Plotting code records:
START

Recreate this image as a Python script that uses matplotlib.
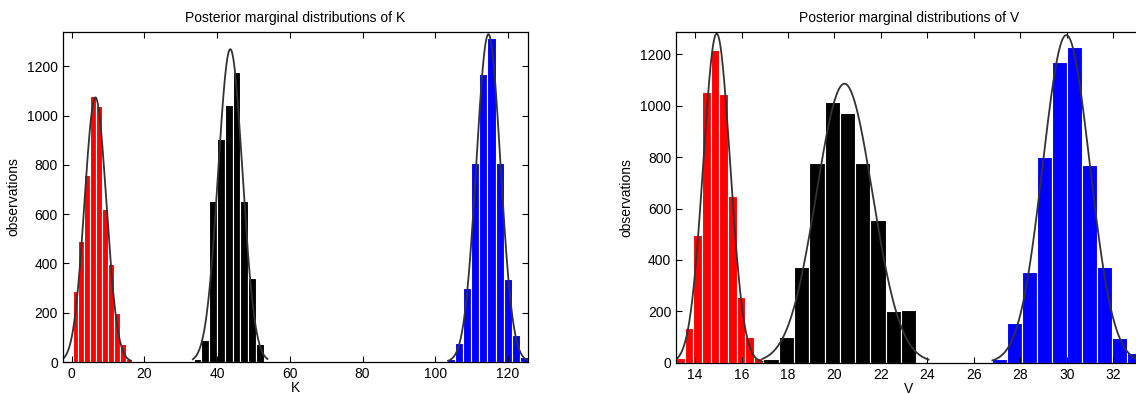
import numpy as np
import matplotlib
matplotlib.use("Agg")
import matplotlib.pyplot as plt

# histogram counts (10 bins per chain)
K_RED = [288, 491, 758, 1079, 1038, 623, 397, 200, 72, 11]
K_BLACK = [14, 91, 654, 907, 1045, 1179, 654, 341, 72, 4]
K_BLUE = [14, 77, 302, 810, 1170, 1317, 810, 336, 111, 20]
K_EDGES = {"red": (0.2, 16.5), "black": (33.5, 55.0), "blue": (103.2, 125.5)}
# fitted normal: (mean, sigma, curve from, curve to)
K_FIT = {"red": (6.5, 3.0, -2.5, 16.2), "black": (43.6, 3.35, 33.3, 53.8),
         "blue": (114.6, 3.32, 103.5, 125.5)}

V_RED = [17, 134, 497, 1055, 1217, 1046, 650, 257, 99, 17]
V_BLACK = [13, 101, 374, 776, 1016, 973, 778, 555, 201, 205]
V_BLUE = [13, 153, 354, 802, 1169, 1227, 771, 374, 95, 39]
V_EDGES = {"red": (13.18, 16.9), "black": (16.94, 23.52), "blue": (26.78, 33.24)}
V_FIT = {"red": (14.93, 0.578, 13.18, 16.9), "black": (20.43, 1.207, 16.9, 24.05),
         "blue": (29.98, 1.01, 26.8, 33.3)}

COLORS = {"red": "#ff0000", "black": "#000000", "blue": "#0000ff"}
CURVE = "#333333"

plt.rcParams.update({
    "font.family": ["Liberation Sans", "DejaVu Sans"], "font.size": 10,
    "axes.linewidth": 0.9,
    "xtick.direction": "in", "ytick.direction": "in",
    "xtick.top": True, "ytick.right": True,
    "xtick.major.size": 4, "ytick.major.size": 4,
})

fig = plt.figure(figsize=(11.36, 3.94), dpi=100)
axK = fig.add_axes([0.0552, 0.0812, 0.4096, 0.8376])
axV = fig.add_axes([0.5951, 0.0794, 0.4102, 0.8394])


def draw(ax, counts, edges, fits):
    for name, cnt in counts.items():
        lo, hi = edges[name]
        e = np.linspace(lo, hi, len(cnt) + 1)
        n = sum(cnt)
        ax.bar(e[:-1], cnt, width=np.diff(e), align="edge", color=COLORS[name],
               edgecolor="white", linewidth=0.8, zorder=1)
        mu, sd, a, b = fits[name]
        xs = np.linspace(a, b, 300)
        w = (hi - lo) / len(cnt)
        ys = n * w / (sd * np.sqrt(2 * np.pi)) * np.exp(-0.5 * ((xs - mu) / sd) ** 2)
        ax.plot(xs, ys, color=CURVE, lw=1.3, zorder=2)


draw(axK, {"red": K_RED, "black": K_BLACK, "blue": K_BLUE}, K_EDGES, K_FIT)
axK.set_xlim(-2.5, 125.5)
axK.set_ylim(0, 1340)
axK.set_xticks(range(0, 121, 20))
axK.set_yticks(range(0, 1201, 200))
axK.set_title("Posterior marginal distributions of K", fontsize=10, pad=7)
axK.set_xlabel("K", labelpad=0)
axK.set_ylabel("observations", labelpad=5)

draw(axV, {"red": V_RED, "black": V_BLACK, "blue": V_BLUE}, V_EDGES, V_FIT)
axV.set_xlim(13.18, 33.24)
axV.set_ylim(0, 1287)
axV.set_xticks(range(14, 33, 2))
axV.set_yticks(range(0, 1201, 200))
axV.set_title("Posterior marginal distributions of V", fontsize=10, pad=7)
axV.set_xlabel("V", labelpad=0)
axV.set_ylabel("observations", labelpad=5)

fig.savefig("out.png", dpi=100)
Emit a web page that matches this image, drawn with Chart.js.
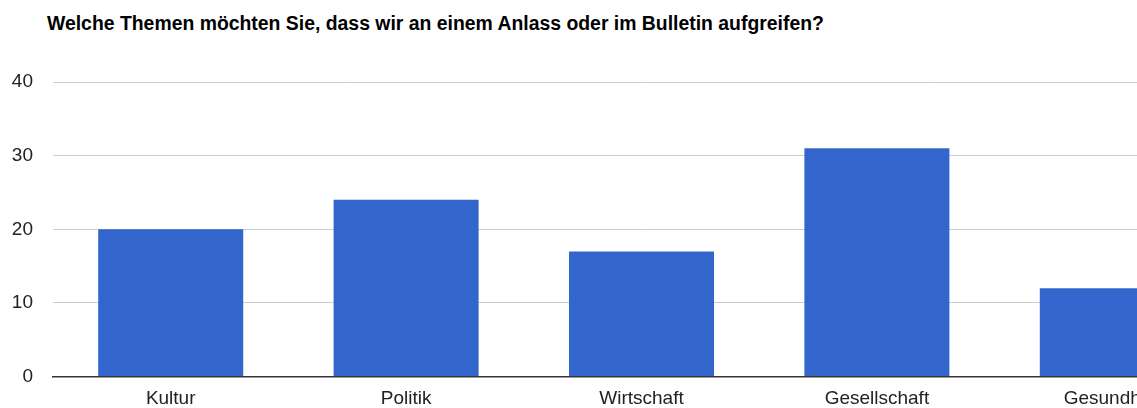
<!DOCTYPE html>
<html>
<head>
<meta charset="utf-8">
<script src="https://cdn.jsdelivr.net/npm/chart.js@4.4.0/dist/chart.umd.min.js"></script>
<style>
  html, body { margin: 0; padding: 0; background: #fff; overflow: hidden; width: 1137px; height: 408px; }
  #title { position: absolute; left: 47px; top: 12px; font: bold 19.4px "Liberation Sans", Arial, sans-serif; color: #000; white-space: nowrap; }
  #wrap { position: absolute; left: 0; top: 0; width: 1240px; height: 408px; }
</style>
</head>
<body>
<div id="title">Welche Themen möchten Sie, dass wir an einem Anlass oder im Bulletin aufgreifen?</div>
<div id="wrap"><canvas id="c" width="1240" height="408"></canvas></div>
<script>
const categories = ["Kultur", "Politik", "Wirtschaft", "Gesellschaft", "Gesundheit"];
const responses = [20, 24, 17, 31, 12];
const yTicks = [0, 10, 20, 30, 40];

const FONT = '"Liberation Sans", Arial, sans-serif';

new Chart(document.getElementById('c'), {
  type: 'bar',
  data: {
    labels: categories,
    datasets: [{
      data: responses,
      backgroundColor: '#3366cc',
      borderWidth: 0,
      barPercentage: 0.616,
      categoryPercentage: 1.0
    }]
  },
  options: {
    responsive: false,
    animation: false,
    devicePixelRatio: 1,
    layout: { padding: { top: 82, right: 10, left: 0, bottom: 0 } },
    plugins: { legend: { display: false }, tooltip: { enabled: false }, title: { display: false } },
    scales: {
      x: {
        grid: { display: false, drawTicks: false },
        border: { display: true, color: '#333333', width: 1.5 },
        ticks: { font: { family: FONT, size: 19 }, color: '#222222', padding: 11, maxRotation: 0, autoSkip: false },
        afterFit: (s) => { s.height = 29; }
      },
      y: {
        min: 0, max: 40,
        afterBuildTicks: (s) => { s.ticks = yTicks.map(v => ({ value: v })); },
        grid: { color: (ctx) => ctx.tick && ctx.tick.value === 0 ? 'rgba(0,0,0,0)' : '#cccccc', lineWidth: 1, drawTicks: false },
        border: { display: false },
        ticks: { font: { family: FONT, size: 19 }, color: '#222222', padding: 20 },
        afterFit: (s) => { s.width = 53; }
      }
    }
  }
});
</script>
</body>
</html>
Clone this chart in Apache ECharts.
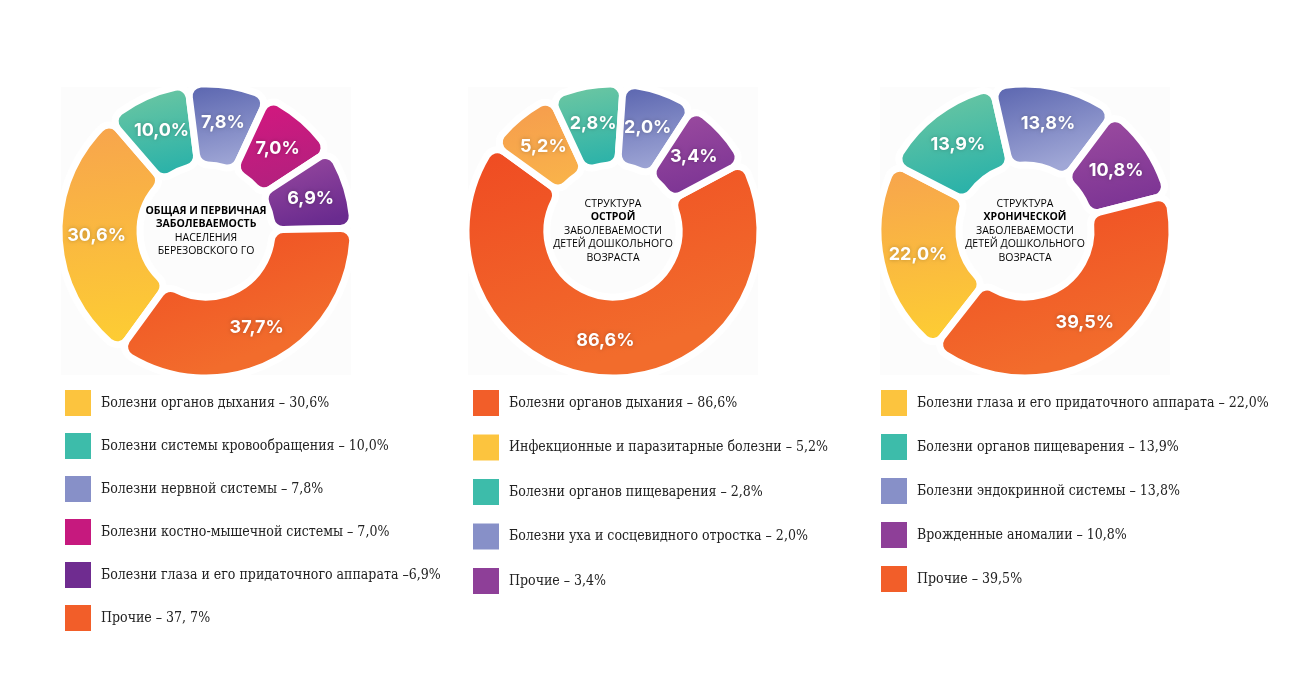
<!DOCTYPE html>
<html><head><meta charset="utf-8">
<script src="https://cdn.jsdelivr.net/npm/echarts@6/dist/echarts.min.js"></script>
<style>
html,body{margin:0;padding:0;background:#fff;width:1300px;height:700px;overflow:hidden;position:relative}
.c{position:absolute;top:0;left:0;width:1300px;height:700px}
</style></head>
<body>
<div id="c1" class="c"></div>
<div id="c2" class="c"></div>
<div id="c3" class="c"></div>
<script>
// ---------- DATA ----------
const names1 = ['Болезни органов дыхания', 'Болезни системы кровообращения', 'Болезни нервной системы', 'Болезни костно-мышечной системы', 'Болезни глаза и его придаточного аппарата', 'Прочие'];
const values1 = [30.6, 10.0, 7.8, 7.0, 6.9, 37.7];
const legend1 = ['Болезни органов дыхания – 30,6%', 'Болезни системы кровообращения – 10,0%', 'Болезни нервной системы – 7,8%', 'Болезни костно-мышечной системы – 7,0%', 'Болезни глаза и его придаточного аппарата –6,9%', 'Прочие – 37, 7%'];
const center1 = ['ОБЩАЯ И ПЕРВИЧНАЯ', 'ЗАБОЛЕВАЕМОСТЬ', 'НАСЕЛЕНИЯ', 'БЕРЕЗОВСКОГО ГО'];
const centerBold1 = [true, true, false, false];

const names2 = ['Болезни органов дыхания', 'Инфекционные и паразитарные болезни', 'Болезни органов пищеварения', 'Болезни уха и сосцевидного отростка', 'Прочие'];
const values2 = [86.6, 5.2, 2.8, 2.0, 3.4];
const legend2 = ['Болезни органов дыхания – 86,6%', 'Инфекционные и паразитарные болезни – 5,2%', 'Болезни органов пищеварения – 2,8%', 'Болезни уха и сосцевидного отростка – 2,0%', 'Прочие – 3,4%'];
const center2 = ['СТРУКТУРА', 'ОСТРОЙ', 'ЗАБОЛЕВАЕМОСТИ', 'ДЕТЕЙ ДОШКОЛЬНОГО', 'ВОЗРАСТА'];
const centerBold2 = [false, true, false, false, false];

const names3 = ['Болезни глаза и его придаточного аппарата', 'Болезни органов пищеварения', 'Болезни эндокринной системы', 'Врожденные аномалии', 'Прочие'];
const values3 = [22.0, 13.9, 13.8, 10.8, 39.5];
const legend3 = ['Болезни глаза и его придаточного аппарата – 22,0%', 'Болезни органов пищеварения – 13,9%', 'Болезни эндокринной системы – 13,8%', 'Врожденные аномалии – 10,8%', 'Прочие – 39,5%'];
const center3 = ['СТРУКТУРА', 'ХРОНИЧЕСКОЙ', 'ЗАБОЛЕВАЕМОСТИ', 'ДЕТЕЙ ДОШКОЛЬНОГО', 'ВОЗРАСТА'];
const centerBold3 = [false, true, false, false, false];

// ---------- STYLES ----------
const PAL = {
  yellow:  {top:'#F7A34E', bot:'#FDCD33', icon:'#FCC43E'},
  teal:    {top:'#74C9A1', bot:'#2BB2A9', icon:'#3DBCAA'},
  peri:    {top:'#5661AD', bot:'#A0A7D6', icon:'#8790C8'},
  magenta: {top:'#D6177F', bot:'#B2207E', icon:'#C6197E'},
  purple:  {top:'#9D4CA0', bot:'#6A2B8F', icon:'#6F2C90'},
  orange:  {top:'#EF4A22', bot:'#F26C2C', icon:'#F25E29'},
  orangeS: {top:'#F59A4E', bot:'#F9B24A', icon:'#FCC43E'},
  lilac:   {top:'#9E4DA0', bot:'#7C3494', icon:'#8E3F98'}
};
const colors1 = ['yellow','teal','peri','magenta','purple','orange'];
const colors2 = ['orange','orangeS','teal','peri','lilac'];
const colors3 = ['yellow','teal','peri','lilac','orange'];

function grad(p){
  return new echarts.graphic.LinearGradient(0,0,0.25,1,[{offset:0,color:p.top},{offset:1,color:p.bot}]);
}
function fmt(v){ return v.toFixed(1).replace('.', ',') + '%'; }

function build(domId, names, values, legendText, colorKeys, centerLines, bold, opts){
  const el = document.getElementById(domId);
  const chart = echarts.init(el, null, {renderer:'canvas'});
  const cx = opts.cx, cy = 231;
  const data = names.map((n,i)=>({name:n, value:values[i], itemStyle:{color:grad(PAL[colorKeys[i]])}}));
  const lmap = {}; names.forEach((n,i)=>lmap[n]=legendText[i]);
  const rich = {
    b:{fontFamily:'Open Sans', fontWeight:700, fontSize:10.5, color:'#222', lineHeight:13.5, align:'center'},
    r:{fontFamily:'Open Sans', fontWeight:400, fontSize:10.5, color:'#555', lineHeight:13.5, align:'center'}
  };
  const ctext = centerLines.map((t,i)=>'{'+(bold[i]?'b':'r')+'|'+t+'}').join('\n');
  chart.setOption({
    backgroundColor:'transparent',
    animation:false,
    graphic:[
      {type:'rect', z:-10, shape:{x:cx-145, y:87, width:290, height:288}, style:{fill:'#fcfcfc'}},
      {type:'text', z:100, x:cx, y:cy, style:{text:ctext, rich:rich, align:'center', verticalAlign:'middle'}}
    ],
    legend:{
      orient:'vertical', left: opts.legendLeft, top:388, padding:0,
      itemWidth:28, itemHeight:28, itemGap: opts.gap, icon:'rect',
      selectedMode:false,
      data: names.map((n,i)=>({name:n, itemStyle:{color:PAL[colorKeys[i]].icon}})),
      formatter: n => lmap[n],
      textStyle:{fontFamily:'DejaVu Serif Condensed, DejaVu Serif', fontSize:14, color:'#222', padding:[0,0,0,4]}
    },
    series:[{
      type:'pie',
      center:[cx, cy],
      radius:[66, 147],
      startAngle: opts.startAngle,
      minAngle: opts.minAngle || 0,
      clockwise:true,
      avoidLabelOverlap:false,
      itemStyle:{borderColor:'#ffffff', borderWidth:7, borderRadius:12},
      label:{show:true, position:'inside', formatter: p => fmt(p.value),
        color:'#fff', fontFamily:'Inter', fontWeight:700, fontSize:18,
        textShadowColor:'rgba(0,0,0,0.25)', textShadowBlur:4},
      labelLine:{show:false},
      emphasis:{disabled:true},
      data:data
    }]
  });
}

build('c1', names1, values1, legend1, colors1, center1, centerBold1, {cx:206, startAngle:234, minAngle:32, legendLeft:63, gap:13});
build('c2', names2, values2, legend2, colors2, center2, centerBold2, {cx:613, startAngle:28, minAngle:29, legendLeft:471, gap:14.5});
build('c3', names3, values3, legend3, colors3, center3, centerBold3, {cx:1025, startAngle:232, minAngle:0, legendLeft:879, gap:14});
</script>
</body></html>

END

▶ Your goal
Go from the first line of the data above to the line containing "ax.plot(xs, ys, color=CURVE, lw=1.3, zorder=2)" and retype exactly those lines, both included, but none of the pictures.

▶ Solution below
Recreate this image as a Python script that uses matplotlib.
import numpy as np
import matplotlib
matplotlib.use("Agg")
import matplotlib.pyplot as plt

# histogram counts (10 bins per chain)
K_RED = [288, 491, 758, 1079, 1038, 623, 397, 200, 72, 11]
K_BLACK = [14, 91, 654, 907, 1045, 1179, 654, 341, 72, 4]
K_BLUE = [14, 77, 302, 810, 1170, 1317, 810, 336, 111, 20]
K_EDGES = {"red": (0.2, 16.5), "black": (33.5, 55.0), "blue": (103.2, 125.5)}
# fitted normal: (mean, sigma, curve from, curve to)
K_FIT = {"red": (6.5, 3.0, -2.5, 16.2), "black": (43.6, 3.35, 33.3, 53.8),
         "blue": (114.6, 3.32, 103.5, 125.5)}

V_RED = [17, 134, 497, 1055, 1217, 1046, 650, 257, 99, 17]
V_BLACK = [13, 101, 374, 776, 1016, 973, 778, 555, 201, 205]
V_BLUE = [13, 153, 354, 802, 1169, 1227, 771, 374, 95, 39]
V_EDGES = {"red": (13.18, 16.9), "black": (16.94, 23.52), "blue": (26.78, 33.24)}
V_FIT = {"red": (14.93, 0.578, 13.18, 16.9), "black": (20.43, 1.207, 16.9, 24.05),
         "blue": (29.98, 1.01, 26.8, 33.3)}

COLORS = {"red": "#ff0000", "black": "#000000", "blue": "#0000ff"}
CURVE = "#333333"

plt.rcParams.update({
    "font.family": ["Liberation Sans", "DejaVu Sans"], "font.size": 10,
    "axes.linewidth": 0.9,
    "xtick.direction": "in", "ytick.direction": "in",
    "xtick.top": True, "ytick.right": True,
    "xtick.major.size": 4, "ytick.major.size": 4,
})

fig = plt.figure(figsize=(11.36, 3.94), dpi=100)
axK = fig.add_axes([0.0552, 0.0812, 0.4096, 0.8376])
axV = fig.add_axes([0.5951, 0.0794, 0.4102, 0.8394])


def draw(ax, counts, edges, fits):
    for name, cnt in counts.items():
        lo, hi = edges[name]
        e = np.linspace(lo, hi, len(cnt) + 1)
        n = sum(cnt)
        ax.bar(e[:-1], cnt, width=np.diff(e), align="edge", color=COLORS[name],
               edgecolor="white", linewidth=0.8, zorder=1)
        mu, sd, a, b = fits[name]
        xs = np.linspace(a, b, 300)
        w = (hi - lo) / len(cnt)
        ys = n * w / (sd * np.sqrt(2 * np.pi)) * np.exp(-0.5 * ((xs - mu) / sd) ** 2)
        ax.plot(xs, ys, color=CURVE, lw=1.3, zorder=2)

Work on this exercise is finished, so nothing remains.